Der Arbeitsmarkt in Sachsen ist weiterhin durch die Folgen der Niedriglohnstrategie geprägt. Die durchschnittliche Entlohnung liegt in Sachsen mit 2240 Euro brutto unter dem Durchschnitt der ostdeutschen Bundesländer (2350 Euro). Damit liegt Sachsen sogar noch hinter Mecklenburg-Vorpommern, wo durchschnittlich 30 Euro mehr verdient werden. Auf Vollzeitäquivalente umgerechnet haben die Arbeitnehmerinnen und Arbeitnehmer in Sachsen lediglich 75 Prozent des Westniveaus erreicht.

Festzustellen ist in Sachsen außerdem eine zunehmende Differenzierung zwischen den Regionen und Räumen: Wachstumspolen hinsichtlich Wirtschaftskraft, Beschäftigung und Bevölkerung stehen Regionen und Räume gegenüber, in denen Schrumpfungsprozesse dominieren. Sind es vor allem die Städte Dresden und Leipzig sowie deren unmittelbare „Speckgürtel“, die bisher zu den Gewinnern dieser räumlichen Ausdifferenzierung zählen, so sind es die ländlich-peripheren und strukturschwachen Regionen im Freistaat (z.B. die Regionen mit überdurchschnittlich hoher Arbeitslosigkeit), die gegenwärtig als Verlierer bezeichnet werden müssen. Aber auch in den Großstädten Sachsens selbst zeigt sich eine Spaltung. So ist Leipzig neben wachsenden Bevölkerungs-, Beschäftigungs- und Wertschöpfungskennziffern auch durch eine hohe Dauerarbeitslosigkeit und einen anhaltend hohen Armutsstand geprägt. Auch in den Großstädten existieren neben stabilen Stadtquartieren Stadtviertel, welche sich zunehmend zu sozialen Brennpunkten entwickeln.

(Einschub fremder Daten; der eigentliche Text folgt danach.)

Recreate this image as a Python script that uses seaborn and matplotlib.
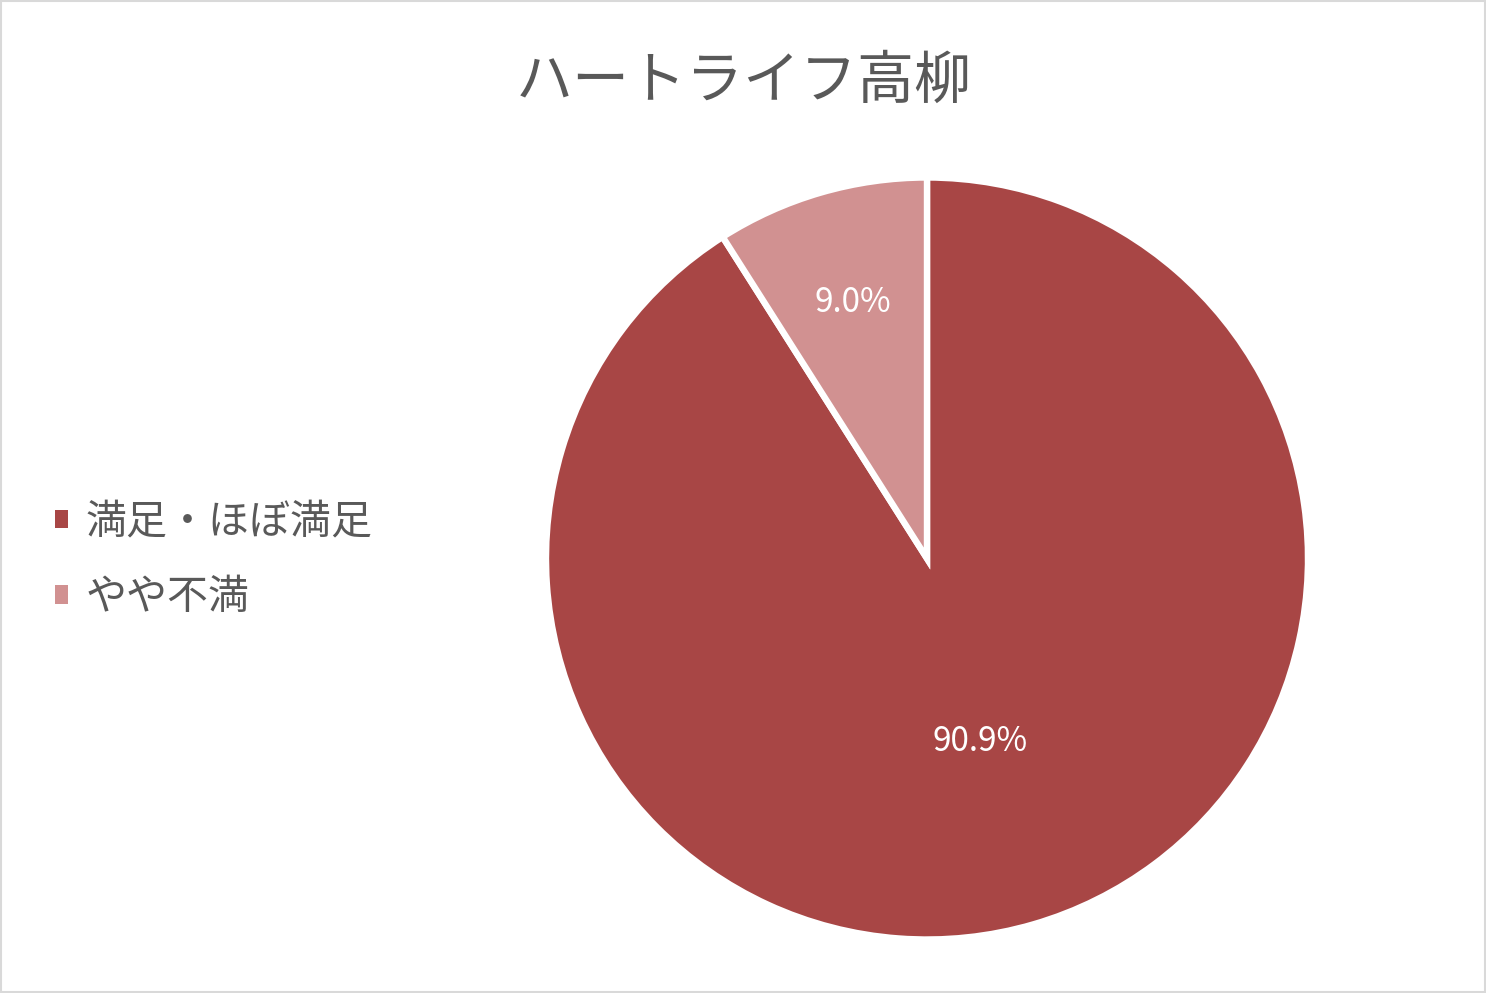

Zum Ende dieses Jahrzehnts wird sich der finanzpolitische Rahmen wesentlich ändern. Mit den Mitteln aus dem Solidarpakt II war es über Jahre möglich, vergleichsweise hohe Investitionsquoten zur Finanzierung des infrastrukturellen Nachholbedarfs darzustellen. Gleichzeitig standen europäische Fördermittel in erheblichem Umfang zur Beschleunigung der wirtschaftlichen Entwicklung bereit. Mit dem Auslaufen des Solidarpakts II und der Förderperiode der Europäischen Union verschlechtert sich die Investitionsfähigkeit des Freistaates erheblich. In den letzten Jahren konnten die bereits schrittweise wegfallenden Mittel zwar durch Steuereinnahmen kompensiert werden, allerdings ergab sich daraus kein zusätzlicher Spielraum.

Parallel zu dieser, durch Sachsen wenig zu beeinflussenden Entwicklung hat das selbst verschuldete Desaster um die Sachsen LB dem Freistaat eine zusätzliche Last von 2,75 Milliarden Euro aufgebürdet. Mit jährlich um rund 200 Mio. Euro sinkenden Zuflüssen aus dem Solidarpakt II, 100 Mio. Euro Zusatzausgaben für die Landesbank-Pleite und einer voraussichtlichen Mindereinnahme im dreistelligen Millionenbereich aus Mitteln der Europäischen Union nimmt die Investitionsfähigkeit des Freistaates weiter stetig ab, während der Bindungsgrad der verbleibenden Mittel tendenziell steigt. Spielräume zur Haushaltsgestaltung sind dennoch vorhanden.

Um vor diesem strukturpolitischen Hintergrund und angesichts der bestehenden Problemdimensionen sowie Herausforderungen in Sachsen den Umbau zu einer nachhaltigen, sozial-ökologischen Wirtschaftsweise einzuleiten, bedarf es eines handlungsfähigen und demokratisch verfassten Staates.